Channel9.id-Jakarta. Istana membantah tudingan jika pemerintah tidak percaya diri lantaran memakai jasa influencer untuk menyosialisasikan kebijakan. Influencer digunakan hanya untuk memperluas jangkauan sosialisasi kebijakan khususnya di kalangan milenial.
Pernyataan itu disampaikan Tenaga Ahli Utama Kantor Staf Presiden (KSP) Donny Gahral Adian saat merespon tuduhan Indonesia Corruption Watch (ICW) terkait penggunaan influencer.
“Bukan tidak percaya dengan kebijakannya. Kebijakannya sih baik-baik saja tapi supaya orang semua paham bahwa kebijakan ini suatu yang baik dan bermanfaat,” ucap Donny, Jumat (21/8).

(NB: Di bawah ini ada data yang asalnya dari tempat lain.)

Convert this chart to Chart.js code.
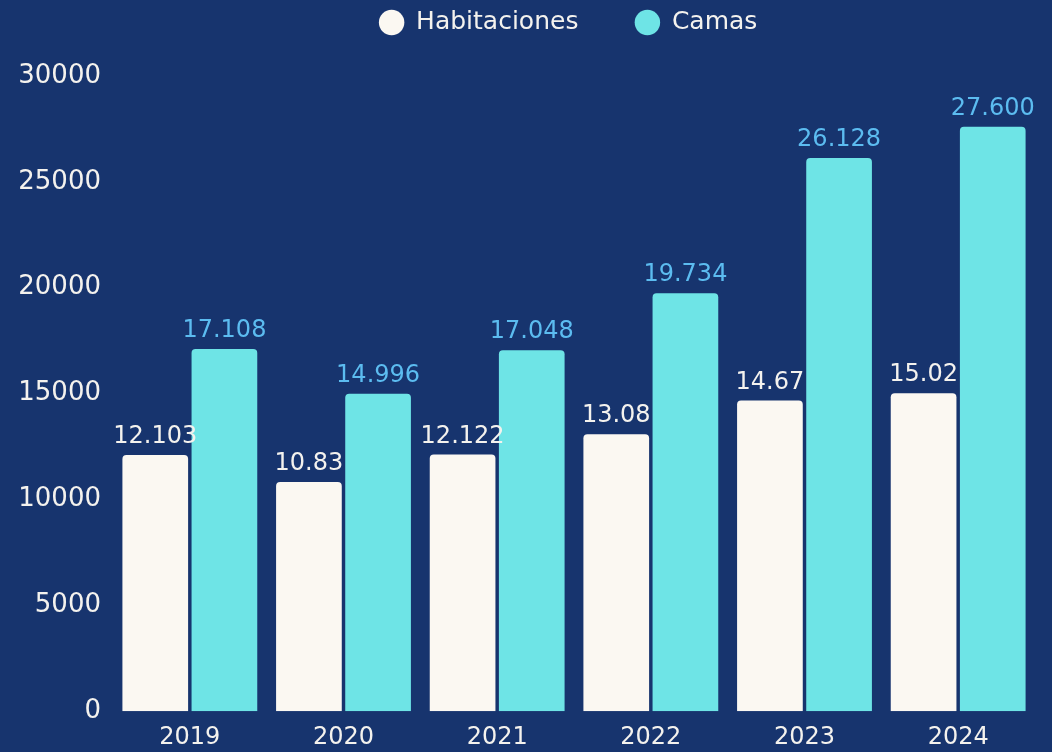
<!DOCTYPE html>
<html>
<head>
<meta charset="utf-8">
<script src="https://cdn.jsdelivr.net/npm/chart.js@4.4.1/dist/chart.umd.min.js"></script>
<style>
  html, body { margin: 0; padding: 0; background: #17346e; }
  #wrap { width: 1052px; height: 752px; }
</style>
</head>
<body>
<div id="wrap"><canvas id="chart" width="1052" height="752"></canvas></div>
<script>
const years = ['2019', '2020', '2021', '2022', '2023', '2024'];
const habitaciones = [12103, 10830, 12122, 13080, 14670, 15020];
const camas = [17108, 14996, 17048, 19734, 26128, 27600];
// labels as printed on the original
const habLabels = ['12.103', '10.83', '12.122', '13.08', '14.67', '15.02'];
const camasLabels = ['17.108', '14.996', '17.048', '19.734', '26.128', '27.600'];

const FONT = 'DejaVu Sans';

// simple value labels above each bar
const barLabels = {
    id: 'barLabels',
    afterDatasetsDraw(chart) {
        const ctx = chart.ctx;
        ctx.save();
        ctx.font = '24px "' + FONT + '"';
        ctx.textAlign = 'center';
        ctx.textBaseline = 'alphabetic';
        chart.data.datasets.forEach((ds, i) => {
            const meta = chart.getDatasetMeta(i);
            ctx.fillStyle = ds.labelColor;
            meta.data.forEach((bar, j) => {
                ctx.fillText(ds.valueLabels[j], bar.x, bar.y - 12);
            });
        });
        ctx.restore();
    }
};

// extra room under the legend, and push it a bit to the right
const legendSpace = {
    id: 'legendSpace',
    beforeInit(chart) {
        const fit = chart.legend.fit;
        chart.legend.fit = function () {
            fit.call(this);
            this.height += 31;
        };
    },
    afterLayout(chart) {
        chart.legend.left += 51;
        chart.legend.right += 51;
    }
};

new Chart(document.getElementById('chart'), {
    type: 'bar',
    data: {
        labels: years,
        datasets: [{
            label: 'Habitaciones',
            data: habitaciones,
            valueLabels: habLabels,
            labelColor: '#f4f2ee',
            backgroundColor: '#fbf8f2',
            borderRadius: 4,
            borderSkipped: 'bottom'
        }, {
            label: 'Camas',
            data: camas,
            valueLabels: camasLabels,
            labelColor: '#5cbcf0',
            backgroundColor: '#6ee4e6',
            borderRadius: 4,
            borderSkipped: 'bottom'
        }]
    },
    options: {
        responsive: false,
        animation: false,
        layout: { padding: { top: -47, right: 17, left: 0, bottom: -12 } },
        datasets: {
            bar: { categoryPercentage: 0.9, barPercentage: 0.95 }
        },
        plugins: {
            tooltip: { enabled: false },
            legend: {
                position: 'top',
                labels: {
                    usePointStyle: true,
                    pointStyle: 'circle',
                    boxWidth: 24,
                    boxHeight: 18,
                    padding: 57,
                    color: '#f4f2ee',
                    font: { family: FONT, size: 25 }
                }
            }
        },
        scales: {
            x: {
                grid: { display: false, drawTicks: false },
                border: { display: false },
                ticks: {
                    color: '#f4f2ee',
                    padding: 12,
                    font: { family: FONT, size: 24 }
                }
            },
            y: {
                min: 0,
                max: 30000,
                grid: { display: false, drawTicks: false },
                border: { display: false },
                afterFit(scale) { scale.width = 113; },
                ticks: {
                    stepSize: 5000,
                    color: '#f4f2ee',
                    padding: 12,
                    font: { family: FONT, size: 26 },
                    callback: (v) => String(v)
                }
            }
        }
    },
    plugins: [barLabels, legendSpace]
});
</script>
</body>
</html>
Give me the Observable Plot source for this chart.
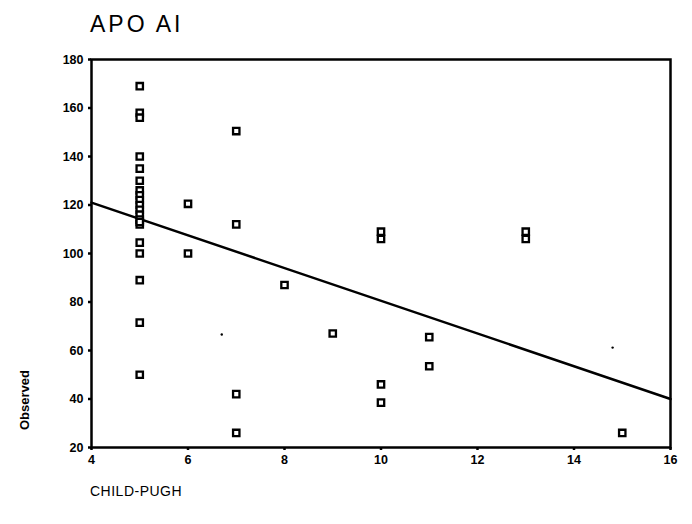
<!DOCTYPE html>
<html>
<head>
<meta charset="utf-8">
<script src="https://cdn.jsdelivr.net/npm/d3@7"></script>
<script src="https://cdn.jsdelivr.net/npm/@observablehq/plot@0.6"></script>
<style>
  html, body { margin: 0; padding: 0; background: #fff; }
  #wrap { position: relative; width: 692px; height: 524px; font-family: Arial, "Liberation Sans", sans-serif; }
  .title { position: absolute; left: 90px; top: 11px; font-size: 23px; letter-spacing: 3px; color: #000; }
  .xlab { position: absolute; left: 90px; top: 483px; font-size: 14px; letter-spacing: 0.5px; color: #000; }
  .ylab { position: absolute; left: 24px; top: 400px; font-size: 13px; font-weight: bold; color: #000;
          transform: translate(-50%, -50%) rotate(-90deg); white-space: nowrap; }
  #chart { position: absolute; left: 0; top: 0; }
</style>
</head>
<body>
<div id="wrap">
  <div id="chart"></div>
  <div class="title">APO AI</div>
  <div class="ylab">Observed</div>
  <div class="xlab">CHILD-PUGH</div>
</div>
<script>
// Observed points (CHILD-PUGH score, APO AI)
const childPugh = [5,5,5,5,5,5,5,5,5,5,5,5,5,5,5,5,5,5,5,5,
                   6,6, 7,7,7,7, 8, 9, 10,10,10,10, 11,11, 13,13, 15];
const apoAI     = [169,158,156,140,135,130,126,124,122,120,118,116,114,112,104.5,100,89,71.5,50,113,
                   120.5,100, 150.5,112,42,26, 87, 67, 109,106,46,38.5, 65.5,53.5, 109,106, 26];
// Stray specks
const speckX = [6.7, 14.8];
const speckY = [66.6, 61.2];
// Fitted line endpoints
const fitX = [4, 16];
const fitY = [121, 40];
// Ticks
const xTicks = [4, 6, 8, 10, 12, 14, 16];
const yTicks = [20, 40, 60, 80, 100, 120, 140, 160, 180];

const pts = childPugh.map((x, i) => ({x, y: apoAI[i]}));
const specks = speckX.map((x, i) => ({x, y: speckY[i]}));
const fit = fitX.map((x, i) => ({x, y: fitY[i]}));

const chart = Plot.plot({
  width: 692,
  height: 524,
  marginLeft: 91,
  marginRight: 22,
  marginTop: 59,
  marginBottom: 77,
  style: { fontFamily: "Arial, 'Liberation Sans', sans-serif", background: "#fff", color: "#000" },
  x: { domain: [4, 16], ticks: xTicks, label: null },
  y: { domain: [20, 180], ticks: yTicks, label: null },
  marks: [
    Plot.axisX({ ticks: xTicks, tickSize: 3, tickPadding: 5, fontSize: 12.5, fontWeight: "bold", stroke: "#000", strokeWidth: 2.5, label: null }),
    Plot.axisY({ ticks: yTicks, tickSize: 3, tickPadding: 5, fontSize: 12.5, fontWeight: "bold", stroke: "#000", strokeWidth: 2.5, label: null }),
    Plot.frame({ stroke: "#000", strokeWidth: 2.5 }),
    Plot.line(fit, { x: "x", y: "y", stroke: "#000", strokeWidth: 2.5 }),
    Plot.dot(pts, { x: "x", y: "y", symbol: "square", r: 3.6, stroke: "#000", strokeWidth: 2.3, fill: "#fff" }),
    Plot.dot(specks, { x: "x", y: "y", r: 1.2, fill: "#000" })
  ]
});
document.getElementById("chart").appendChild(chart);
</script>
</body>
</html>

Donny mengatakan program pemerintah sejatinya harus dipahami seluruh lapisan masyarakat. Menurutnya, sebagian segmen masyarakat lebih banyak menggunakan media sosial. Jasa influencer digunakan karena memiliki pengaruh serta pengikut besar di media sosial yang dinilai berguna untuk mensosialisasikan kebijakan.
“Jadi saya kira bukan tidak percaya diri tapi agar jangkauannya lebih luas, terutama di kalangan milennial karena 40% populasi kita milennial sehingga program-program itu bisa dipahami,” imbuhnya.
Donny juga menyebut penggunaan jasa influencer bukan untuk mendominasi narasi pemerintah di media sosial. Menurutnya, ruang media sosial tidak bisa didominasi kelompok tertentu lantaran siapa saja bisa mengkritisi.
“Ketika berbicara influencer juga pasti ketika orang menyampaikan pesan pemerintah juga akan ada yang mengkritik, menggugat. Tidak mungkin kemudian mereka dominan dan menguasai ruang publik,” kata Donny.
“Saya tidak melihat salahnya di mana, kecuali influencer digunakan untuk menyampaikan kebohongan. Kalau untuk menyampaikan kebenaran, why not?,” sambungnya.
Sebelumnya, ICW menyampaikan jika pemerintah mengucurkan dana Rp90,45 miliar untuk influencer sejak 2014. Temuan itu didapat dari hasil penyisiran pengadaan barang dan jasa dari Layanan Pengadaan Secara Elektronik (LPSE).
Peneliti ICW Egi Primayogha menilai, penggunaan jasa para influencer tersebut memberi kesan jika pemerintah tidak yakin dengan kebijakannya.
“Jokowi tidak percaya diri dengan program-programnya sehingga harus menggelontorkan anggaran untuk influencer,” ucapnya.